Keywords: aging; autophagy; brown adipose tissues; energy homeostasis; mitophagy.

Figure 1

Generation of brown adipocyte-specific Atg7 knockout (ATG7B KO) mice. (A). Schematic illustration of the strategy for establishing brown adipocyte-specific conditional autophagy-deficient mice. Atg7^fl/fl mice were crossed with uncoupling protein 1 (UCP1-CreER^+/−) transgenic mice, and tamoxifen was administered to induce the nuclear migration of CreER. (B). Genotyping results for Atg7^fl/fl (control) mice and Atg7^fl/fl-UCP1-CreER^+/− (ATG7B KO) mice. The top panel shows the genotyping results for the UCP1-CreER allele and the bottom panel shows the genotyping results for the Atg7^fl/fl allele. (C). Western blot analysis of ATG7 and p62 expression in brown adipose tissue (BAT) (left panel), epididymal white adipose tissue (eWAT; middle panel) and inguinal white adipose tissue (iWAT; right panel) of control and ATG7B KO mice.

Figure 2

Brown adipocyte-specific Atg7 knockout mice exhibit reduced body weight and improved insulin sensitivity. (A). Weekly body weight chart of control (n = 7) and ATG7B KO mice (n = 7), maintained on a normal chow diet. Arrows indicate weeks that control and ATG7B KO mice were treated with tamoxifen. (B). Weights of liver, eWAT, iWAT, and BAT from 1-year-old control (n = 7) and ATG7B KO mice (n = 7). (C). Insulin tolerance test (ITT) of normal chow-fed control (n = 7) and ATG7B KO mice (n = 7). Statistical significance was determined by Mann–Whitney test. * and ** represent p < 0.05 and p < 0.01 respectively.

Figure 3

Increased energy expenditure in ATG7B KO mice. Shown are comparisons of (A). 24-h food intake and (B). physical activity of control (n = 3) and ATG7B KO mice (n = 5) (C). Respiratory exchange ratio (RER), (D). relative oxygen consumption, (E). carbon dioxide production, and (F). energy expenditure of night-time basal and CL316,243 treated control (n = 4) and ATG7B KO mice (n = 4), maintained on a normal chow diet were analyzed using indirect calorimetry.

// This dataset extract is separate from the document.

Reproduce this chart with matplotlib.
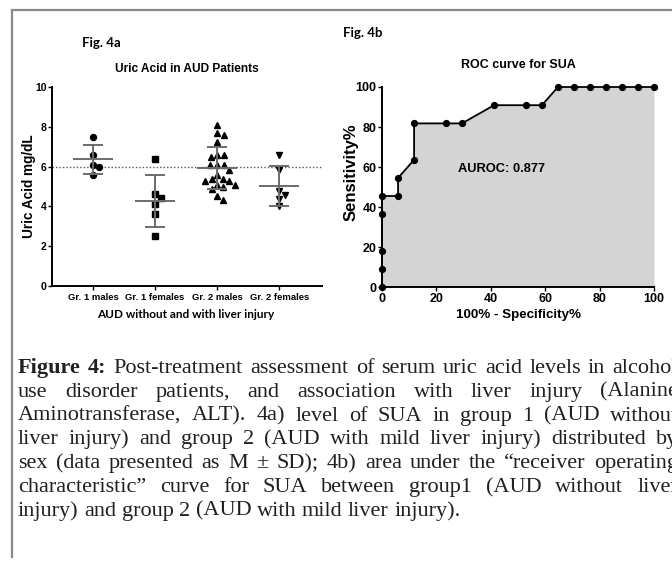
import numpy as np
import matplotlib
matplotlib.use("Agg")
import matplotlib.pyplot as plt
from matplotlib.lines import Line2D

W, H = 672, 562

# Fig 4a - serum uric acid (mg/dL) per group
groups = ["Gr. 1 males", "Gr. 1 females", "Gr. 2 males", "Gr. 2 females"]
gr1_males = [7.5, 6.6, 6.1, 6.0, 5.6]
gr1_females = [6.4, 4.6, 4.4, 4.1, 3.6, 2.5]
gr2_males = [8.1, 7.7, 7.6, 7.25, 6.6, 6.6, 6.5, 6.1, 6.1, 6.1, 5.85,
             5.6, 5.4, 5.4, 5.3, 5.3, 5.1, 5.1, 4.95, 4.85, 4.5, 4.3]
gr2_females = [6.6, 5.85, 4.75, 4.55, 4.35, 4.0]
group_values = [gr1_males, gr1_females, gr2_males, gr2_females]
group_markers = ["o", "s", "^", "v"]
cutoff = 6.0

# Fig 4b - ROC curve for SUA (100% - specificity, sensitivity)
spec = [0, 0, 0, 0, 0, 5.9, 5.9, 11.8, 11.8, 23.5, 29.4, 41.2, 52.9, 58.8,
        64.7, 70.6, 76.5, 82.4, 88.2, 94.1, 100]
sens = [0, 9.1, 18.2, 36.4, 45.5, 45.5, 54.5, 63.6, 81.8, 81.8, 81.8, 90.9,
        90.9, 90.9, 100, 100, 100, 100, 100, 100, 100]
auroc = 0.877

caption = [
    "Figure 4: Post-treatment assessment of serum uric acid levels in alcohol",
    "use disorder patients, and association with liver injury (Alanine",
    "Aminotransferase, ALT). 4a) level of SUA in group 1 (AUD without",
    "liver injury) and group 2 (AUD with mild liver injury) distributed by",
    "sex (data presented as M \u00b1 SD); 4b) area under the \u201creceiver operating",
    "characteristic\u201d curve for SUA between group1 (AUD without liver",
    "injury) and group 2 (AUD with mild liver injury).",
]

SANS = "Liberation Sans"


def swarm(vals, px_per_unit, d):
    # simple beeswarm: offsets in pixels, closest to centre without overlap
    placed = []
    offs = []
    for v in vals:
        y = v * px_per_unit
        cands = [0.0]
        for ox, oy in placed:
            dy = y - oy
            if abs(dy) < d:
                dx = np.sqrt(d ** 2 - dy ** 2)
                cands += [ox + dx, ox - dx]
        cands.sort(key=abs)
        for c in cands:
            if all((c - ox) ** 2 + (y - oy) ** 2 >= d ** 2 - 1e-6 for ox, oy in placed):
                break
        placed.append((c, y))
        offs.append(c)
    return np.array(offs)


fig = plt.figure(figsize=(W / 100, H / 100), dpi=100)

# ---- panel a
ax1 = fig.add_axes([52 / W, 1 - 286 / H, 270 / W, 199 / H])
ax1.set_xlim(-0.66, 3.69)
ax1.set_ylim(0, 10)
x_px = 62.0   # pixels per category
y_px = 19.9   # pixels per mg/dL
for i, (vals, m) in enumerate(zip(group_values, group_markers)):
    vals = np.array(vals)
    offs = swarm(vals, y_px, 6.8) / x_px
    ax1.plot(i + offs, vals, m, color="black", ms=4.3, ls="none", zorder=2, clip_on=False)
    mean = vals.mean()
    sd = vals.std(ddof=1)
    ax1.hlines(mean, i - 0.32, i + 0.32, color="#6b6b6b", lw=1.4, zorder=3)
    ax1.hlines([mean - sd, mean + sd], i - 0.16, i + 0.16, color="#6b6b6b", lw=1.4, zorder=3)
    ax1.vlines(i, mean - sd, mean + sd, color="#6b6b6b", lw=1.4, zorder=3)
ax1.axhline(cutoff, color="#555555", lw=1, ls=(0, (1, 1.5)), zorder=1)

ax1.set_xticks(range(len(groups)))
ax1.set_xticklabels(groups, fontsize=6.8, fontweight="bold", family=SANS)
ax1.set_yticks(np.arange(0, 11, 2))
ax1.tick_params(axis="y", labelsize=7.5, length=3, width=1, pad=1)
ax1.tick_params(axis="x", length=3, width=1, pad=2)
for lab in ax1.get_yticklabels():
    lab.set_fontweight("bold")
    lab.set_family(SANS)
for s in ["top", "right"]:
    ax1.spines[s].set_visible(False)
for s in ["left", "bottom"]:
    ax1.spines[s].set_linewidth(1.4)
ax1.set_ylabel("Uric Acid mg/dL", fontsize=9.8, fontweight="bold", family=SANS)
ax1.yaxis.set_label_coords(-0.06, 0.5)
ax1.set_title("Uric Acid in AUD Patients", fontsize=8.6, fontweight="bold", family=SANS, pad=11)

fig.text(82 / W, 1 - 43 / H, "Fig. 4a", fontsize=9.5, fontweight="bold", family="Lato", va="center")
fig.text(186 / W, 1 - 315 / H, "AUD without and with liver injury", fontsize=8.5,
         fontweight="bold", family="Lato", ha="center", va="center")

# ---- panel b
ax2 = fig.add_axes([382 / W, 1 - 287 / H, 272 / W, 200 / H])
ax2.fill_between(spec, sens, 0, color="#d4d4d4", lw=0)
ax2.plot(spec, sens, "-o", color="black", lw=1.3, ms=4.2, clip_on=False, zorder=3)
ax2.set_xlim(0, 100)
ax2.set_ylim(0, 100)
ax2.set_xticks(np.arange(0, 101, 20))
ax2.set_yticks(np.arange(0, 101, 20))
ax2.tick_params(length=3, width=1, labelsize=9, pad=1)
for lab in ax2.get_xticklabels() + ax2.get_yticklabels():
    lab.set_fontweight("bold")
    lab.set_family(SANS)
for s in ["top", "right"]:
    ax2.spines[s].set_visible(False)
for s in ["left", "bottom"]:
    ax2.spines[s].set_linewidth(1.4)
ax2.set_title("ROC curve for SUA", fontsize=9, fontweight="bold", family=SANS, pad=14)
ax2.set_ylabel("Sensitivity%", fontsize=12, fontweight="bold", family=SANS)
ax2.yaxis.set_label_coords(-0.088, 0.575)
ax2.set_xlabel("100% - Specificity%", fontsize=9.6, fontweight="bold", family=SANS, labelpad=3)
ax2.text(28, 59, f"AUROC: {auroc}", fontsize=9.3, fontweight="bold", family=SANS, va="center")

fig.text(343 / W, 1 - 33 / H, "Fig. 4b", fontsize=9.5, fontweight="bold", family="Lato", va="center")

# ---- frame
fig.add_artist(Line2D([12 / W, 12 / W], [1 - 10 / H, 1 - 557 / H], color="#8a8a8a", lw=1.6))
fig.add_artist(Line2D([12 / W, 1], [1 - 10 / H, 1 - 10 / H], color="#8a8a8a", lw=1.6))

# ---- caption, justified word by word
renderer = fig.canvas.get_renderer()
left, right = 18, 678
for i, line in enumerate(caption):
    words = line.split()
    y = 1 - (373 + i * 23.8) / H
    objs = []
    for j, w in enumerate(words):
        bold = (i == 0 and j < 2)
        t = fig.text(0, y, w, fontsize=16, family="Liberation Serif",
                     fontweight="bold" if bold else "normal", va="baseline", color="#231f20")
        objs.append(t)
    widths = [t.get_window_extent(renderer).width for t in objs]
    if i < len(caption) - 1:
        gap = (right - left - sum(widths)) / (len(words) - 1)
    else:
        gap = 5.5
    x = left
    for t, wd in zip(objs, widths):
        t.set_x(x / W)
        x += wd + gap

fig.savefig("out.png", dpi=100)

Statistical significance was determined by the Mann–Whitney test. *, ** and *** represent p < 0.5, p < 0.01 and p < 0.001 respectively.

Figure 4

Increased mitochondrial content in ATG7B KO mice. (A). Appearance of BAT depots dissected from control and ATG7B KO mice. (B). Histological analysis of hematoxylin and eosin (H & E) stained sections of BAT from control and ATG7B KO mice. The scale bar represents 200 μm. (C). Immunoblotting for UCP1 and mitochondria-resident proteins PDH and SDHA in BAT depots of control and ATG7B KO mice.

Figure 5

Suppression of mitochondrial turnover in BAT of ATG7B KO mice. Relative mRNA levels of (A). ATG7, PGC1α and the chromosome-encoded mitochondrial proteins VDAC1, SDHA and CIDEA, and (B). the mitochondrial-encoded proteins ATP6, cytochrome b, ND2, ND5, Cox1, and Cox2 from BAT of control and ATG7B KO mice as quantified by quantitative reverse PCR (qRT-PCR). Statistical significance was determined by Mann–Whitney test. *, ** and *** represent p < 0.05, p < 0.01, and p < 0.001 respectively. (C). Transmission electron microscopy images of the BAT from control and ATG7B KO mice. Left two panels (3000×), right two panels (20,000×).

Figure 6

Age-associated changes of BAT autophagy and mitochondrial content. (A). The relative protein levels of mitochondrial (SDHA, UCP1) and autophagy (ATG7, p62) markers in BAT of young (3-month-old) and aged (12-month-old) mice (B). Appearance of BAT depots and immunoblotting results for ATG7, UCP1 and mitochondrial-resident proteins from BAT of control and ATG7B KO mice maintained on a 60% high-fat diet (HFD). (C). Body weight chart of control (n = 7) and ATG7B KO mice (n = 9) fed 60% HFD. Arrows indicate weeks that control and ATG7B KO mice were treated with tamoxifen. (D). Schematic illustration proposing the role of brown adipocyte autophagy in age-associated decline of BAT activity.